Dad died on our Baird ranch north of Zurch. At one moment he was alive; joking with family and friends; at the next moment that which had given him his quiet strength, his sense of humor, his feeling for and sense of duty to the common man's struggle, was gone. Much of his life had been devoted to serving his interests of his fellow ranchers and farmers and he worked untiringly with committees and boards. Dad believed implicitly in Democracy and had real faith that people, through group effort, could solve their own problems. Even when his voice was the only one speaking out against tremendous odds, he was not afraid to stand and be heard.
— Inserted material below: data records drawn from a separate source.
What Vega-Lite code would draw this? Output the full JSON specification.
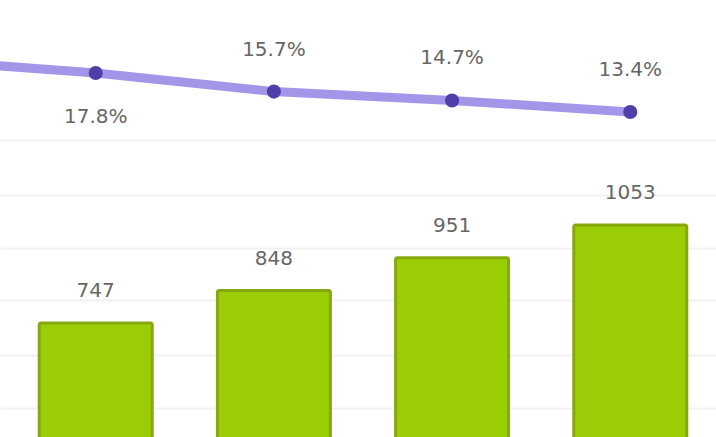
{
  "$schema": "https://vega.github.io/schema/vega-lite/v6.json",
  "autosize": {"type": "none"},
  "width": 716,
  "height": 437,
  "padding": 0,
  "background": "#ffffff",
  "config": {"view": {"stroke": null}},
  "data": {
    "values": [
      {"idx": 0, "value": null, "pct": 19.3, "pctLabel": ""},
      {"idx": 1, "value": 747, "pct": 17.8, "pctLabel": "17.8%"},
      {"idx": 2, "value": 848, "pct": 15.7, "pctLabel": "15.7%"},
      {"idx": 3, "value": 951, "pct": 14.7, "pctLabel": "14.7%"},
      {"idx": 4, "value": 1053, "pct": 13.4, "pctLabel": "13.4%"}
    ]
  },
  "encoding": {
    "x": {"field": "idx", "type": "quantitative", "scale": {"domain": [0.491, 4.453], "nice": false, "zero": false}, "axis": null}
  },
  "layer": [
    {
      "transform": [{"filter": "datum.value != null"}],
      "encoding": {
        "y": {"field": "value", "type": "quantitative", "scale": {"domain": [390.6, 1756], "nice": false, "zero": false},
          "axis": {"values": [481, 647, 819, 981, 1147, 1319], "labels": false, "ticks": false, "domain": false, "title": null, "grid": true, "gridColor": "#f1f1f1", "gridWidth": 2}}
      },
      "layer": [
        {
          "mark": {"type": "bar", "size": 113, "fill": "#9acd05", "fillOpacity": 1, "stroke": "#86a80e", "strokeWidth": 3, "cornerRadius": 2},
          "encoding": {"y2": {"datum": 300}}
        },
        {
          "mark": {"type": "text", "dy": -32, "baseline": "middle", "fontSize": 20, "font": "DejaVu Sans", "fill": "#666666"},
          "encoding": {
            "text": {"field": "value", "type": "quantitative"}
          }
        }
      ]
    },
    {
      "encoding": {
        "y": {"field": "pct", "type": "quantitative", "scale": {"domain": [-23.28, 26.04], "nice": false, "zero": false}, "axis": null}
      },
      "layer": [
        {
          "mark": {"type": "line", "stroke": "#978be6", "strokeWidth": 9, "opacity": 0.9}
        },
        {
          "mark": {"type": "point", "filled": true, "size": 200, "color": "#4f3fa8", "opacity": 1}
        },
        {
          "transform": [{"filter": "datum.idx == 1"}],
          "mark": {"type": "text", "dy": 44, "baseline": "middle", "fontSize": 20, "font": "DejaVu Sans", "fill": "#666666"},
          "encoding": {
            "text": {"field": "pctLabel", "type": "nominal"}
          }
        },
        {
          "transform": [{"filter": "datum.idx >= 2"}],
          "mark": {"type": "text", "dy": -42, "baseline": "middle", "fontSize": 20, "font": "DejaVu Sans", "fill": "#666666"},
          "encoding": {
            "text": {"field": "pctLabel", "type": "nominal"}
          }
        }
      ]
    }
  ],
  "resolve": {"scale": {"y": "independent"}}
}
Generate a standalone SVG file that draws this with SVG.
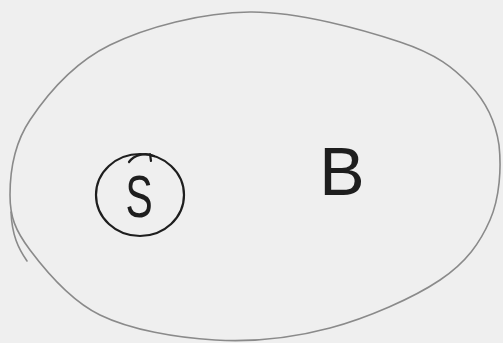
<svg xmlns="http://www.w3.org/2000/svg" width="503" height="343" viewBox="0 0 503 343">
<style>
.bg{fill:#efefef}
.outer{fill:none;stroke:#8a8a8a;stroke-width:1.6;stroke-linecap:round;stroke-linejoin:round}
.inner{fill:none;stroke:#1e1e1e;stroke-width:2.2;stroke-linecap:round}
.lbl{font-family:"Liberation Sans",Arial,sans-serif;fill:#1e1e1e}
</style>
<rect class="bg" x="0" y="0" width="503" height="343"/>
<g id="B">
<path class="outer" d="M250,12 C298.3,11.5 363.3,29.8 400,42 C436.7,54.2 453.5,67.8 470,85 C486.5,102.2 495.7,122.5 499,145 C501.5,167.5 499.8,197.5 490,220 C480.2,242.5 466.7,262 440,280 C413.3,298 367.5,318 330,328 C292.5,338 253.3,342.2 215,340 C176.7,337.8 130.8,330 100,315 C69.2,300 45,270 30,250 C15,230 10,216.7 10,195 C10,173.3 13.3,145 30,120 C46.7,95 73.3,63 110,45 C146.7,27 201.7,12.5 250,12 Z"/>
<path class="outer" d="M11,212 C12,235 18,248 27,261"/>
<text class="lbl" x="342" y="195" font-size="68" text-anchor="middle">B</text>
</g>
<g id="S">
<ellipse class="inner" cx="140" cy="195" rx="44" ry="41"/>
<path class="inner" stroke-width="1.6" d="M129,162 C134,155 145,152 154,156 M150,154 L151,161"/>
<text class="lbl" x="0" y="0" font-size="60" text-anchor="middle" transform="translate(139,217) scale(0.68,1)">S</text>
</g>
<g id="connectors"/>
</svg>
Our Dad was known for his honesty and devotion to duty. His principles were firmly established and they were his code of life and he lived them seven days a week. Public figures he most admired were probably Franklin Delano Roosevelt and Will Rogers. He felt that Roosevelt's New Deal was the savior of the American way of life.

I think of my father now, not of his face or form but of his quiet strength, his witty, down-to-earth common sense and his courage to call a spade a spade. Though the tax on mind and spirit and the years of hard work may have shortened his Time, a life like my father's in never lost for he becomes a part of all of us who have known and loved and learned from him.